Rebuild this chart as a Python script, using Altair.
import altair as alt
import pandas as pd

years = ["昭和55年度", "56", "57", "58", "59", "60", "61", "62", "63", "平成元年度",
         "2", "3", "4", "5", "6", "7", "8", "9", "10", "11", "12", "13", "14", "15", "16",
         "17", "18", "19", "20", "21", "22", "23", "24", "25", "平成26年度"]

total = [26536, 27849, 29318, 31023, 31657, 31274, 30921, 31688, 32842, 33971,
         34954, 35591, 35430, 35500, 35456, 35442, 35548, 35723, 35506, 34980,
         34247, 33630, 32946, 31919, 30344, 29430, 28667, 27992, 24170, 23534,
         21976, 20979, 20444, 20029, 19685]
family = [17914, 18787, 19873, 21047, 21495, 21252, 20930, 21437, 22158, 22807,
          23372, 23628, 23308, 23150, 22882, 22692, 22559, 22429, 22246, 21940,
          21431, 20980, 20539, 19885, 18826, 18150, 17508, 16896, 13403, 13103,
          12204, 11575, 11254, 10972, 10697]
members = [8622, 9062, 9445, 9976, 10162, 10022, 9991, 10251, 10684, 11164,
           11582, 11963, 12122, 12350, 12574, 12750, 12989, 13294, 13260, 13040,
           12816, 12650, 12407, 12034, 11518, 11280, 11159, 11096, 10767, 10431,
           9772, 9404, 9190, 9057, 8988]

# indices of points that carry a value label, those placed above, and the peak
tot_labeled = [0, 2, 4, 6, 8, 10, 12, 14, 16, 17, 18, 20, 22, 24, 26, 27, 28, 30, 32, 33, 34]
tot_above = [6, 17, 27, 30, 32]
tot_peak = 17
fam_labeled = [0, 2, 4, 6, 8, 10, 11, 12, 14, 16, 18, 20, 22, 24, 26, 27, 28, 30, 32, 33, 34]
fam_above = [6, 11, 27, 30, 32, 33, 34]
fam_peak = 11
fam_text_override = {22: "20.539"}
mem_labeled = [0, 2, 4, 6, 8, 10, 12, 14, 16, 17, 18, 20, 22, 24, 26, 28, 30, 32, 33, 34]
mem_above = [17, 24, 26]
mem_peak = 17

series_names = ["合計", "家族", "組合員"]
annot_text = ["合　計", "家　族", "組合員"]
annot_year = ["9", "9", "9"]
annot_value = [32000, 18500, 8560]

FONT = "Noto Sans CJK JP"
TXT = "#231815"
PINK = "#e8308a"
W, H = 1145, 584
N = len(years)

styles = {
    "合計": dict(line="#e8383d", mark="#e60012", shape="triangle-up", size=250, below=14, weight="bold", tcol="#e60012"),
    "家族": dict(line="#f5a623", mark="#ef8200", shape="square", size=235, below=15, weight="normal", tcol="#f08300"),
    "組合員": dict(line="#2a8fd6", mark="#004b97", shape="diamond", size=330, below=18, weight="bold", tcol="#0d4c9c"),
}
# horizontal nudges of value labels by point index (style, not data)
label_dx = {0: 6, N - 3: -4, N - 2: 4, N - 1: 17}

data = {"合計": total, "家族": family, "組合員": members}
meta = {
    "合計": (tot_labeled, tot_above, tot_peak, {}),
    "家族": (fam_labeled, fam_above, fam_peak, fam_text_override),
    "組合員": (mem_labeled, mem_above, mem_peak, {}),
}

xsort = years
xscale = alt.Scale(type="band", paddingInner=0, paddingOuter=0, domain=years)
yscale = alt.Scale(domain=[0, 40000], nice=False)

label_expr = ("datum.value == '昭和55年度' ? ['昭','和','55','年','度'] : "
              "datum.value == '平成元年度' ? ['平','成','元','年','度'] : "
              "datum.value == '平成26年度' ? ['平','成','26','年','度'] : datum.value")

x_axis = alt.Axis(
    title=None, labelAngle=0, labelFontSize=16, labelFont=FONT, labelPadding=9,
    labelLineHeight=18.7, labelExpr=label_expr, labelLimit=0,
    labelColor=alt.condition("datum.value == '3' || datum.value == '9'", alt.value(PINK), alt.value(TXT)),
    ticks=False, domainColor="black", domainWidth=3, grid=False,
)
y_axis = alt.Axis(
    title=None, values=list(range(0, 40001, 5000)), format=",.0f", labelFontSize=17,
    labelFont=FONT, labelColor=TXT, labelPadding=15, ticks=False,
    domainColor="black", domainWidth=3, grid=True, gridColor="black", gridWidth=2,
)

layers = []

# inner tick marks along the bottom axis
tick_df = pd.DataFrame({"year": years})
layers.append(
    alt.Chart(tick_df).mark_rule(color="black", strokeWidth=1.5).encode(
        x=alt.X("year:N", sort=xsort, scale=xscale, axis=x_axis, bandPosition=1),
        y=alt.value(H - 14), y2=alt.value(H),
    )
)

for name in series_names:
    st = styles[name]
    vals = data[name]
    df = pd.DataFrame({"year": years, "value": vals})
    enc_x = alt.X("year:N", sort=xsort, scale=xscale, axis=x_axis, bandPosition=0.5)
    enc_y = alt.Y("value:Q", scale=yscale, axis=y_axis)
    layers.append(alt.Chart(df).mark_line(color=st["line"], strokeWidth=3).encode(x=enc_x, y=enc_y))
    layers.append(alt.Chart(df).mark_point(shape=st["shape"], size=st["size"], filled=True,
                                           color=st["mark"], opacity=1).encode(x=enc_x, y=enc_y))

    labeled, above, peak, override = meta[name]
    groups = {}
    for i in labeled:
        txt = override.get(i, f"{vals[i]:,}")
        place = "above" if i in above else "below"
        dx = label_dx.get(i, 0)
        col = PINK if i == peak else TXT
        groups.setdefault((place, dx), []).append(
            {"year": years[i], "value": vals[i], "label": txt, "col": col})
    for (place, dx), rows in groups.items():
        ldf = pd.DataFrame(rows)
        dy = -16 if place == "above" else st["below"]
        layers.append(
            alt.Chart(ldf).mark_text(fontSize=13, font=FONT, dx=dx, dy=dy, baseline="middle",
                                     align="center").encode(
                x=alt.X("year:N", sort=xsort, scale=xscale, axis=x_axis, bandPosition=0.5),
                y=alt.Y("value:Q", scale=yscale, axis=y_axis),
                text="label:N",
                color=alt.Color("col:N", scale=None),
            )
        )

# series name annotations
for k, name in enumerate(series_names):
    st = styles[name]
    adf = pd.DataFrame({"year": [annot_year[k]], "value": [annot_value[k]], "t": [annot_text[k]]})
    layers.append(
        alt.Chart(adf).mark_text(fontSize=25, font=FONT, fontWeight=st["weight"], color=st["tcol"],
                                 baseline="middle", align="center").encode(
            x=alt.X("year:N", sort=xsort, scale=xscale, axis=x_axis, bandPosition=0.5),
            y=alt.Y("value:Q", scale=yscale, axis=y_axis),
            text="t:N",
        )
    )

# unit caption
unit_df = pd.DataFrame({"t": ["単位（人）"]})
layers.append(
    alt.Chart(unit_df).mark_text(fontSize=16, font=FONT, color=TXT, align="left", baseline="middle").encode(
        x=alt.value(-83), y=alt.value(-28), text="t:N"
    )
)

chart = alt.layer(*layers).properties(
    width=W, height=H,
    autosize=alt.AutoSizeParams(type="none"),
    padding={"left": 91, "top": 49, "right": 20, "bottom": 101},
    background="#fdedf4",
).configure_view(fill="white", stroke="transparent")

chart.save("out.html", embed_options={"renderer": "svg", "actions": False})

+++

_Prompt_: Retype the listing above in full, with no alterations.

_Task response_:
Rebuild this chart as a Python script, using Altair.
import altair as alt
import pandas as pd

years = ["昭和55年度", "56", "57", "58", "59", "60", "61", "62", "63", "平成元年度",
         "2", "3", "4", "5", "6", "7", "8", "9", "10", "11", "12", "13", "14", "15", "16",
         "17", "18", "19", "20", "21", "22", "23", "24", "25", "平成26年度"]

total = [26536, 27849, 29318, 31023, 31657, 31274, 30921, 31688, 32842, 33971,
         34954, 35591, 35430, 35500, 35456, 35442, 35548, 35723, 35506, 34980,
         34247, 33630, 32946, 31919, 30344, 29430, 28667, 27992, 24170, 23534,
         21976, 20979, 20444, 20029, 19685]
family = [17914, 18787, 19873, 21047, 21495, 21252, 20930, 21437, 22158, 22807,
          23372, 23628, 23308, 23150, 22882, 22692, 22559, 22429, 22246, 21940,
          21431, 20980, 20539, 19885, 18826, 18150, 17508, 16896, 13403, 13103,
          12204, 11575, 11254, 10972, 10697]
members = [8622, 9062, 9445, 9976, 10162, 10022, 9991, 10251, 10684, 11164,
           11582, 11963, 12122, 12350, 12574, 12750, 12989, 13294, 13260, 13040,
           12816, 12650, 12407, 12034, 11518, 11280, 11159, 11096, 10767, 10431,
           9772, 9404, 9190, 9057, 8988]

# indices of points that carry a value label, those placed above, and the peak
tot_labeled = [0, 2, 4, 6, 8, 10, 12, 14, 16, 17, 18, 20, 22, 24, 26, 27, 28, 30, 32, 33, 34]
tot_above = [6, 17, 27, 30, 32]
tot_peak = 17
fam_labeled = [0, 2, 4, 6, 8, 10, 11, 12, 14, 16, 18, 20, 22, 24, 26, 27, 28, 30, 32, 33, 34]
fam_above = [6, 11, 27, 30, 32, 33, 34]
fam_peak = 11
fam_text_override = {22: "20.539"}
mem_labeled = [0, 2, 4, 6, 8, 10, 12, 14, 16, 17, 18, 20, 22, 24, 26, 28, 30, 32, 33, 34]
mem_above = [17, 24, 26]
mem_peak = 17

series_names = ["合計", "家族", "組合員"]
annot_text = ["合　計", "家　族", "組合員"]
annot_year = ["9", "9", "9"]
annot_value = [32000, 18500, 8560]

FONT = "Noto Sans CJK JP"
TXT = "#231815"
PINK = "#e8308a"
W, H = 1145, 584
N = len(years)

styles = {
    "合計": dict(line="#e8383d", mark="#e60012", shape="triangle-up", size=250, below=14, weight="bold", tcol="#e60012"),
    "家族": dict(line="#f5a623", mark="#ef8200", shape="square", size=235, below=15, weight="normal", tcol="#f08300"),
    "組合員": dict(line="#2a8fd6", mark="#004b97", shape="diamond", size=330, below=18, weight="bold", tcol="#0d4c9c"),
}
# horizontal nudges of value labels by point index (style, not data)
label_dx = {0: 6, N - 3: -4, N - 2: 4, N - 1: 17}

data = {"合計": total, "家族": family, "組合員": members}
meta = {
    "合計": (tot_labeled, tot_above, tot_peak, {}),
    "家族": (fam_labeled, fam_above, fam_peak, fam_text_override),
    "組合員": (mem_labeled, mem_above, mem_peak, {}),
}

xsort = years
xscale = alt.Scale(type="band", paddingInner=0, paddingOuter=0, domain=years)
yscale = alt.Scale(domain=[0, 40000], nice=False)

label_expr = ("datum.value == '昭和55年度' ? ['昭','和','55','年','度'] : "
              "datum.value == '平成元年度' ? ['平','成','元','年','度'] : "
              "datum.value == '平成26年度' ? ['平','成','26','年','度'] : datum.value")

x_axis = alt.Axis(
    title=None, labelAngle=0, labelFontSize=16, labelFont=FONT, labelPadding=9,
    labelLineHeight=18.7, labelExpr=label_expr, labelLimit=0,
    labelColor=alt.condition("datum.value == '3' || datum.value == '9'", alt.value(PINK), alt.value(TXT)),
    ticks=False, domainColor="black", domainWidth=3, grid=False,
)
y_axis = alt.Axis(
    title=None, values=list(range(0, 40001, 5000)), format=",.0f", labelFontSize=17,
    labelFont=FONT, labelColor=TXT, labelPadding=15, ticks=False,
    domainColor="black", domainWidth=3, grid=True, gridColor="black", gridWidth=2,
)

layers = []

# inner tick marks along the bottom axis
tick_df = pd.DataFrame({"year": years})
layers.append(
    alt.Chart(tick_df).mark_rule(color="black", strokeWidth=1.5).encode(
        x=alt.X("year:N", sort=xsort, scale=xscale, axis=x_axis, bandPosition=1),
        y=alt.value(H - 14), y2=alt.value(H),
    )
)

for name in series_names:
    st = styles[name]
    vals = data[name]
    df = pd.DataFrame({"year": years, "value": vals})
    enc_x = alt.X("year:N", sort=xsort, scale=xscale, axis=x_axis, bandPosition=0.5)
    enc_y = alt.Y("value:Q", scale=yscale, axis=y_axis)
    layers.append(alt.Chart(df).mark_line(color=st["line"], strokeWidth=3).encode(x=enc_x, y=enc_y))
    layers.append(alt.Chart(df).mark_point(shape=st["shape"], size=st["size"], filled=True,
                                           color=st["mark"], opacity=1).encode(x=enc_x, y=enc_y))

    labeled, above, peak, override = meta[name]
    groups = {}
    for i in labeled:
        txt = override.get(i, f"{vals[i]:,}")
        place = "above" if i in above else "below"
        dx = label_dx.get(i, 0)
        col = PINK if i == peak else TXT
        groups.setdefault((place, dx), []).append(
            {"year": years[i], "value": vals[i], "label": txt, "col": col})
    for (place, dx), rows in groups.items():
        ldf = pd.DataFrame(rows)
        dy = -16 if place == "above" else st["below"]
        layers.append(
            alt.Chart(ldf).mark_text(fontSize=13, font=FONT, dx=dx, dy=dy, baseline="middle",
                                     align="center").encode(
                x=alt.X("year:N", sort=xsort, scale=xscale, axis=x_axis, bandPosition=0.5),
                y=alt.Y("value:Q", scale=yscale, axis=y_axis),
                text="label:N",
                color=alt.Color("col:N", scale=None),
            )
        )

# series name annotations
for k, name in enumerate(series_names):
    st = styles[name]
    adf = pd.DataFrame({"year": [annot_year[k]], "value": [annot_value[k]], "t": [annot_text[k]]})
    layers.append(
        alt.Chart(adf).mark_text(fontSize=25, font=FONT, fontWeight=st["weight"], color=st["tcol"],
                                 baseline="middle", align="center").encode(
            x=alt.X("year:N", sort=xsort, scale=xscale, axis=x_axis, bandPosition=0.5),
            y=alt.Y("value:Q", scale=yscale, axis=y_axis),
            text="t:N",
        )
    )

# unit caption
unit_df = pd.DataFrame({"t": ["単位（人）"]})
layers.append(
    alt.Chart(unit_df).mark_text(fontSize=16, font=FONT, color=TXT, align="left", baseline="middle").encode(
        x=alt.value(-83), y=alt.value(-28), text="t:N"
    )
)

chart = alt.layer(*layers).properties(
    width=W, height=H,
    autosize=alt.AutoSizeParams(type="none"),
    padding={"left": 91, "top": 49, "right": 20, "bottom": 101},
    background="#fdedf4",
).configure_view(fill="white", stroke="transparent")

chart.save("out.html", embed_options={"renderer": "svg", "actions": False})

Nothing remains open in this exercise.